## Source excerpt
+---+

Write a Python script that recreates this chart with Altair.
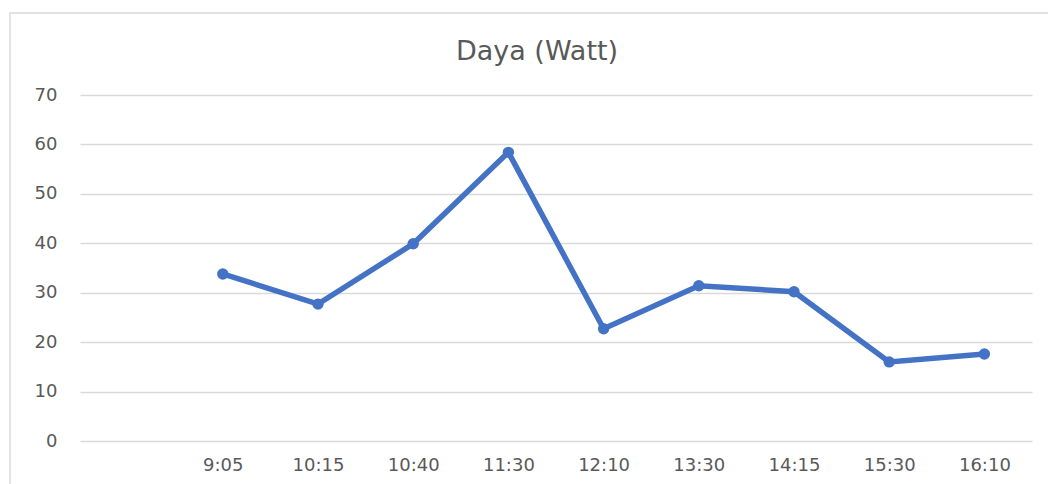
import altair as alt
import pandas as pd

# Data
times = ["9:05", "10:15", "10:40", "11:30", "12:10", "13:30", "14:15", "15:30", "16:10"]
daya = [33.8, 27.7, 39.9, 58.4, 22.7, 31.4, 30.2, 16.0, 17.6]
x_domain = [""] + times  # first category slot is empty in the original
y_ticks = [0, 10, 20, 30, 40, 50, 60, 70]
title_text = "Daya (Watt)"

df = pd.DataFrame({"Waktu": times, "Daya": daya})

GRAY = "#595959"
BLUE = "#4472C4"
FONT = "DejaVu Sans"

x_enc = alt.X(
    "Waktu:N",
    sort=x_domain,
    scale=alt.Scale(type="point", domain=x_domain, padding=0.5),
    axis=alt.Axis(
        title=None, labelAngle=0, ticks=False, tickSize=0, domain=False,
        grid=False, labelPadding=15, labelFontSize=18, labelColor=GRAY,
        labelFont=FONT,
    ),
)
y_enc = alt.Y(
    "Daya:Q",
    scale=alt.Scale(domain=[0, 70], nice=False),
    axis=alt.Axis(
        title=None, values=y_ticks, ticks=False, tickSize=0, domain=False,
        grid=True, gridColor="#d9d9d9", gridWidth=1.5, labelPadding=23,
        labelFontSize=18, labelColor=GRAY, labelFont=FONT,
    ),
)

base = alt.Chart(df).encode(x=x_enc, y=y_enc)
line = base.mark_line(color=BLUE, strokeWidth=5.5)
pts = base.mark_circle(color=BLUE, size=130, opacity=1)

one = pd.DataFrame({"f": [0]})
frame = alt.Chart(one).mark_rect(
    filled=False, stroke="#d9d9d9", strokeWidth=1.5, clip=False
).encode(
    x=alt.value(-70), x2=alt.value(1000), y=alt.value(-82), y2=alt.value(420)
)
title = alt.Chart(one).mark_text(
    font=FONT, fontSize=27, color=GRAY, align="center", baseline="alphabetic"
).encode(x=alt.value(457), y=alt.value(-35), text=alt.value(title_text))

chart = alt.layer(frame, line, pts, title).properties(
    width=952,
    height=346,
    autosize=alt.AutoSizeParams(type="none"),
    padding={"left": 72, "top": 87, "right": 16, "bottom": 43},
).configure_view(stroke=None)

chart.save("out.html", embed_options={"renderer": "svg", "actions": False})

+---+

Replicate the material above verbatim; images stay out of the copy.

## Solution for this task
Write a Python script that recreates this chart with Altair.
import altair as alt
import pandas as pd

# Data
times = ["9:05", "10:15", "10:40", "11:30", "12:10", "13:30", "14:15", "15:30", "16:10"]
daya = [33.8, 27.7, 39.9, 58.4, 22.7, 31.4, 30.2, 16.0, 17.6]
x_domain = [""] + times  # first category slot is empty in the original
y_ticks = [0, 10, 20, 30, 40, 50, 60, 70]
title_text = "Daya (Watt)"

df = pd.DataFrame({"Waktu": times, "Daya": daya})

GRAY = "#595959"
BLUE = "#4472C4"
FONT = "DejaVu Sans"

x_enc = alt.X(
    "Waktu:N",
    sort=x_domain,
    scale=alt.Scale(type="point", domain=x_domain, padding=0.5),
    axis=alt.Axis(
        title=None, labelAngle=0, ticks=False, tickSize=0, domain=False,
        grid=False, labelPadding=15, labelFontSize=18, labelColor=GRAY,
        labelFont=FONT,
    ),
)
y_enc = alt.Y(
    "Daya:Q",
    scale=alt.Scale(domain=[0, 70], nice=False),
    axis=alt.Axis(
        title=None, values=y_ticks, ticks=False, tickSize=0, domain=False,
        grid=True, gridColor="#d9d9d9", gridWidth=1.5, labelPadding=23,
        labelFontSize=18, labelColor=GRAY, labelFont=FONT,
    ),
)

base = alt.Chart(df).encode(x=x_enc, y=y_enc)
line = base.mark_line(color=BLUE, strokeWidth=5.5)
pts = base.mark_circle(color=BLUE, size=130, opacity=1)

one = pd.DataFrame({"f": [0]})
frame = alt.Chart(one).mark_rect(
    filled=False, stroke="#d9d9d9", strokeWidth=1.5, clip=False
).encode(
    x=alt.value(-70), x2=alt.value(1000), y=alt.value(-82), y2=alt.value(420)
)
title = alt.Chart(one).mark_text(
    font=FONT, fontSize=27, color=GRAY, align="center", baseline="alphabetic"
).encode(x=alt.value(457), y=alt.value(-35), text=alt.value(title_text))

chart = alt.layer(frame, line, pts, title).properties(
    width=952,
    height=346,
    autosize=alt.AutoSizeParams(type="none"),
    padding={"left": 72, "top": 87, "right": 16, "bottom": 43},
).configure_view(stroke=None)

chart.save("out.html", embed_options={"renderer": "svg", "actions": False})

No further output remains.